I do use this camera only by way of example. Its max resolution is
352x288, and probably you want a better camera. But you get the idea.
As another example, if you have a "Pixie Princess Jelly-Soft" camera, you
can search on the Gphoto website, or run the command
gphoto2 --list-cameras and search the output for it, and find it.
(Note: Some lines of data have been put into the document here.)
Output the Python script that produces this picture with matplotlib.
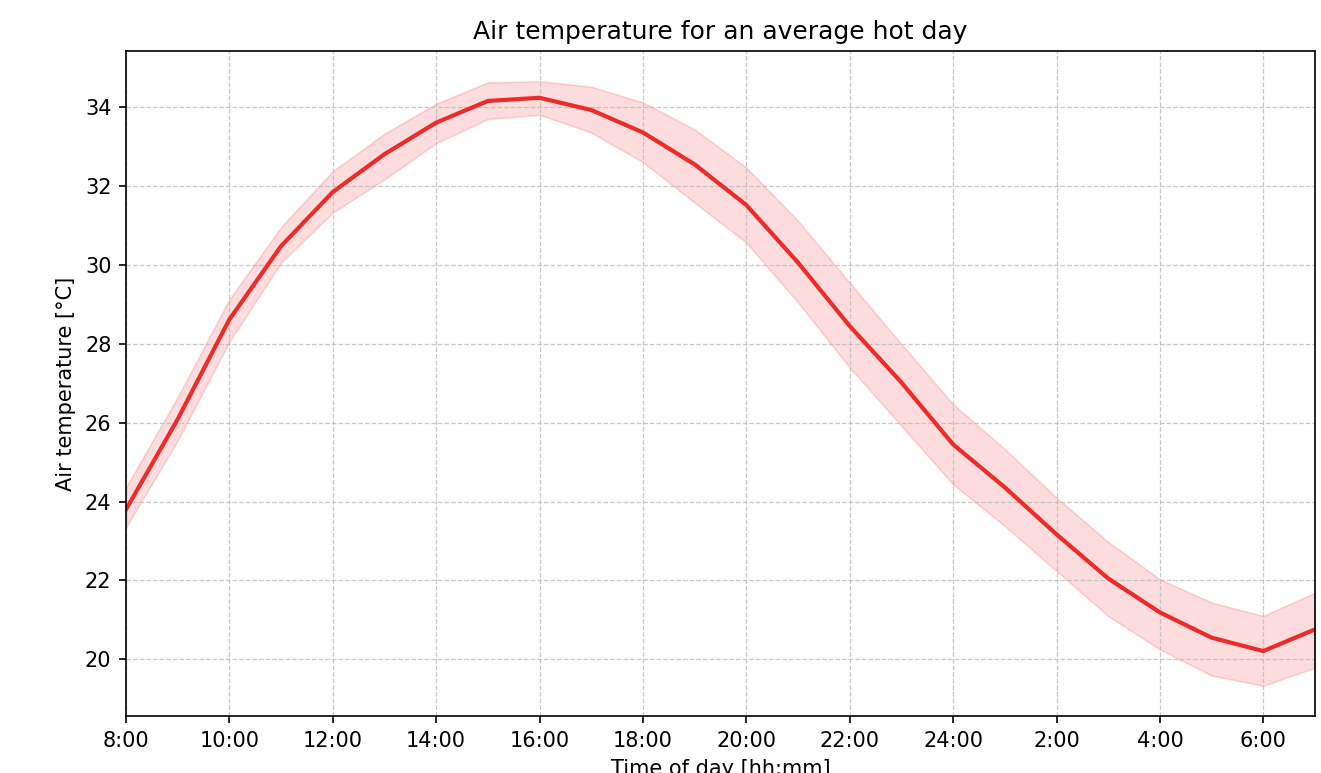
import numpy as np
import matplotlib.pyplot as plt

# hourly values, 8:00 through 7:00 next day
hours = np.arange(8, 32)
temp_mean = [23.80, 26.09, 28.62, 30.48, 31.85, 32.81, 33.61, 34.16, 34.24, 33.93,
             33.36, 32.55, 31.52, 30.06, 28.45, 27.02, 25.45, 24.36, 23.17, 22.05,
             21.19, 20.55, 20.21, 20.76]
temp_upper = [24.36, 26.65, 29.13, 30.96, 32.38, 33.33, 34.09, 34.63, 34.66, 34.52,
              34.12, 33.44, 32.47, 31.12, 29.55, 27.99, 26.47, 25.33, 24.10, 22.98,
              22.03, 21.44, 21.10, 21.69]
temp_lower = [23.35, 25.55, 28.05, 30.06, 31.33, 32.17, 33.09, 33.70, 33.81, 33.36,
              32.61, 31.58, 30.57, 29.05, 27.40, 25.92, 24.44, 23.38, 22.24, 21.10,
              20.25, 19.59, 19.33, 19.79]

tick_hours = np.arange(8, 31, 2)
tick_labels = ["8:00", "10:00", "12:00", "14:00", "16:00", "18:00", "20:00",
               "22:00", "24:00", "2:00", "4:00", "6:00"]

fig = plt.figure(figsize=(1321 / 150, 773 / 150), dpi=150)
ax = fig.add_axes([126 / 1321, 57 / 773, (1315 - 126) / 1321, (716 - 51) / 773])

ax.fill_between(hours, temp_lower, temp_upper, color="#f03030", alpha=0.17, linewidth=0.8)
ax.plot(hours, temp_mean, color="#ec2b2b", linewidth=2)

ax.set_xlim(8, 31)
ax.set_xticks(tick_hours)
ax.set_xticklabels(tick_labels)
ax.grid(True, linestyle="--", color="#bbbbbb", alpha=0.8, linewidth=0.6)

ax.set_title("Air temperature for an average hot day", fontsize=12)
ax.set_xlabel("Time of day [hh:mm]")
ax.set_ylabel("Air temperature [°C]")

fig.savefig("out.png", dpi=150)
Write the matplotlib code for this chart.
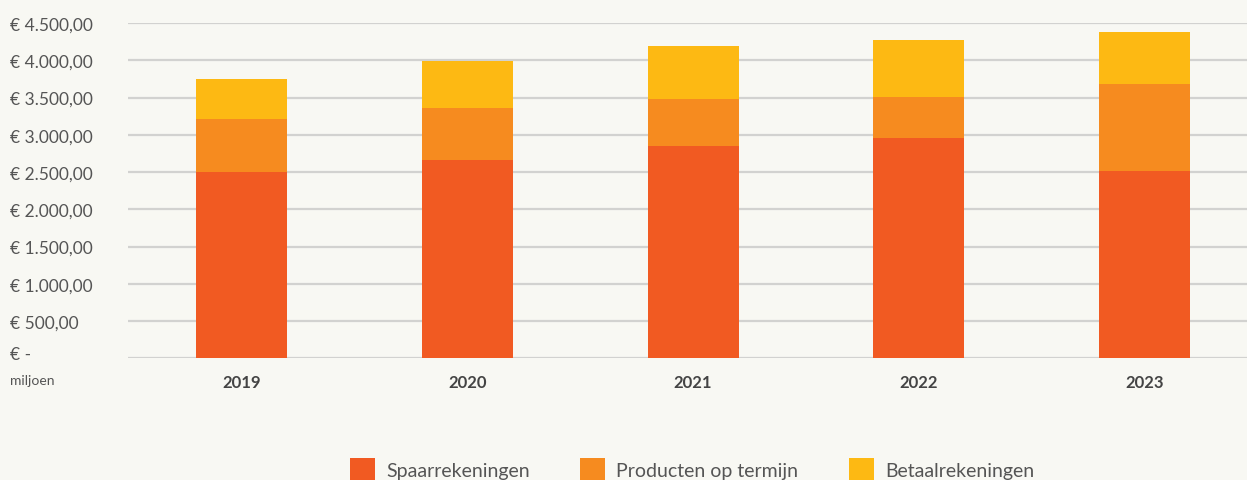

You will
find a line which says
{"Pixie Princess Jelly-Soft", GP_DRIVER_STATUS_EXPERIMENTAL,
0x2770, 0x905c},
And then if you search for the Vendor number you will find in the gspca
code
kilgota@khayyam:~/linux/gspca/gspca-repo/linux/drivers/media/video/gspca$
grep 2770 *
sq905.c: {USB_DEVICE(0x2770, 0x9120)},
sq905c.c: * The 0x2770:0x9050 cameras have max resolution of 320x240.
sq905c.c: {USB_DEVICE(0x2770, 0x905c)},
sq905c.c: {USB_DEVICE(0x2770, 0x9050)},
sq905c.c: {USB_DEVICE(0x2770, 0x913d)},
kilgota@khayyam:~/linux/gspca/gspca-repo/linux/drivers/media/video/gspca$
so you have one match in the file sq905c.c for the product number, too.
The camera is not otherwise listed by name in the kernel source (because
the driver for it supports at least sixteen other known cameras), but in
spite of its funny name and appearance and squishy, pink "jelly-soft"
exterior it is a quite standard SQ905C camera and works in streaming mode,
too.
I hope this helps you find what you are looking for.